Symptoms you may feel
Arousal symptoms from secondary traumatic stress such as irritability, avoidance, and intrusion can be difficult to manage. You may have a difficult time balancing your role. Having difficulty leaving your job in the workplace, you stay late at work, take work home with them and feel isolated. You may shut down and not talk about what you are going through with family, friends, or coworkers. You experience an inability to empathize and are no longer emotionally connected to those you serve. Your health suffers, especially if you have your own interpersonal trauma history. Aches and pains become a common problem. Furthermore, you can become cynical to manage your intense feelings.
Although another person experienced the primary stress, your body reacts like you were the one who experienced the primary trauma. Secondary traumatization occurs when you are triggered by someone’s trauma material. You experience a physical reaction called the stress response.
Secondary traumatic stress is associated with perceived stress and the amount of time a professional spends with the trauma material. The stress response starts as the brain is triggered and warns the muscles in the body. At that point, adrenal glands release stress hormones, adrenalin, and cortisol, that prepare the body to keep safe, known as the fight or flight response.
The stress response helps your mind and body to quickly react to a life-threatening situation by fighting or fleeing. The fight or flight response is a survival mechanism. The heart pounds as blood pressure rises. As blood is sent to muscles and the brain, breath quickens so more oxygen can get into the blood.
You need energy to manage the stressor. Therefore, sugars and fats are released into the blood. Stress hormones produce physiological changes in the body, and you begin to sweat. There is no harm to your body if this only occurs occasionally. However, if you continually navigate trauma material day after day in the workplace, it can become chronic stress.
If you have ever experienced the stress response, what happened?

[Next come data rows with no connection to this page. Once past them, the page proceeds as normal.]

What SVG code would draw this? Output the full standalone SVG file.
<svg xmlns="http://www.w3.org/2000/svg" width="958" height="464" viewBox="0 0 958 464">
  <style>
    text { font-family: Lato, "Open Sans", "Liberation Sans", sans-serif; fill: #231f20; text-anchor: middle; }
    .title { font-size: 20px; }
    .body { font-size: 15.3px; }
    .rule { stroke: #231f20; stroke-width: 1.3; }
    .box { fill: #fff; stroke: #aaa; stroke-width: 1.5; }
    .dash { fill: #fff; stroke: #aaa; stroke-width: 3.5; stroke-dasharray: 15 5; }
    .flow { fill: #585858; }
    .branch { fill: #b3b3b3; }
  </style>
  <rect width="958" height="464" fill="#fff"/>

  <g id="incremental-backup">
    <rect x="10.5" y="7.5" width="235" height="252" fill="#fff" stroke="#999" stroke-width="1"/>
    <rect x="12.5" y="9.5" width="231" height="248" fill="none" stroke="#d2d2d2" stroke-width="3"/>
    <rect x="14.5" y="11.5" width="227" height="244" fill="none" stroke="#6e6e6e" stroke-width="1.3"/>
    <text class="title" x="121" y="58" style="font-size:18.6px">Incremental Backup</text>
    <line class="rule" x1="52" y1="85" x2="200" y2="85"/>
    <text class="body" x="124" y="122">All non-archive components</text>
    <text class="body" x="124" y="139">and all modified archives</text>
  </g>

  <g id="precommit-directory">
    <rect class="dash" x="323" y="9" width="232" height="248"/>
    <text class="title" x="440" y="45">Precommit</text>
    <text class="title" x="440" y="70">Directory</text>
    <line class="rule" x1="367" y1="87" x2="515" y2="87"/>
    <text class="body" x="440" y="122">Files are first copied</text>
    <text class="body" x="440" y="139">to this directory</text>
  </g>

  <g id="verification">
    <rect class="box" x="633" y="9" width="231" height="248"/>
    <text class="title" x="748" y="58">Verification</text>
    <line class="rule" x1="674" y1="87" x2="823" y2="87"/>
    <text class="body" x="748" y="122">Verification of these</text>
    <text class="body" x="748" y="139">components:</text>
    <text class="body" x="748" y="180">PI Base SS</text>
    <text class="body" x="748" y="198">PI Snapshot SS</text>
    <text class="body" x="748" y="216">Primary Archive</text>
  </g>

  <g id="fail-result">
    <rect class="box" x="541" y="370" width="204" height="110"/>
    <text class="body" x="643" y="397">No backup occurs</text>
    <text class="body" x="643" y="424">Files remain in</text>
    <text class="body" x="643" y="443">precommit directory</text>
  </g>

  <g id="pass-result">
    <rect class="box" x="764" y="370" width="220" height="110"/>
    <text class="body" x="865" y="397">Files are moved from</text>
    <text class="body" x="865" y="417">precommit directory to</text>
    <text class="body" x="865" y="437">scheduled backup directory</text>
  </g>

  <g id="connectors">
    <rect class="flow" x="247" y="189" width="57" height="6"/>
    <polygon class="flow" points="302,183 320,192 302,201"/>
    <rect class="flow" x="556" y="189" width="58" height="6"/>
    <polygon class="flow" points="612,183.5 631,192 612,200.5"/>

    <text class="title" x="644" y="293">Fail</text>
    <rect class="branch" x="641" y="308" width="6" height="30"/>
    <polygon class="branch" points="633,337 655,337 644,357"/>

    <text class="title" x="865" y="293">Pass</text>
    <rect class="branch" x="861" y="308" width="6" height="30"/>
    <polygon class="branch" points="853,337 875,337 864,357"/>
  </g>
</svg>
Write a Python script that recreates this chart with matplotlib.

Chronic stress is not healthy and can bring about high blood pressure, diabetes, heart disease, anxiety, worry, frustration, anxiety, exhaustion. Any emotional distress felt from someone else’s traumatic material (e.g., hearing a traumatic story, seeing the traumatic aftermath, seeing images related to the trauma, talking about the trauma), can impact your overall health, which can cause you to feel detached from others.
Where Do You Go from Here?
When you are emotionally overwhelmed because of the firsthand trauma of another or several difficult cases, seek out support, especially if the condition persists for more than a month. A traumatizing event experienced by one individual can become a traumatizing event for another individual. Therefore, reduce secondary traumatic stress symptoms and general distress by getting educated about protective factors, identifying your strengths, and putting them into practice to meet the demands of your job.
On an organizational level, secondary traumatic stress training should focus on improving a supportive work environment. Leaders, management, and supervisors must recognize the effects of traumatic exposure by training professionals in evidence-based methods of coping with secondary trauma.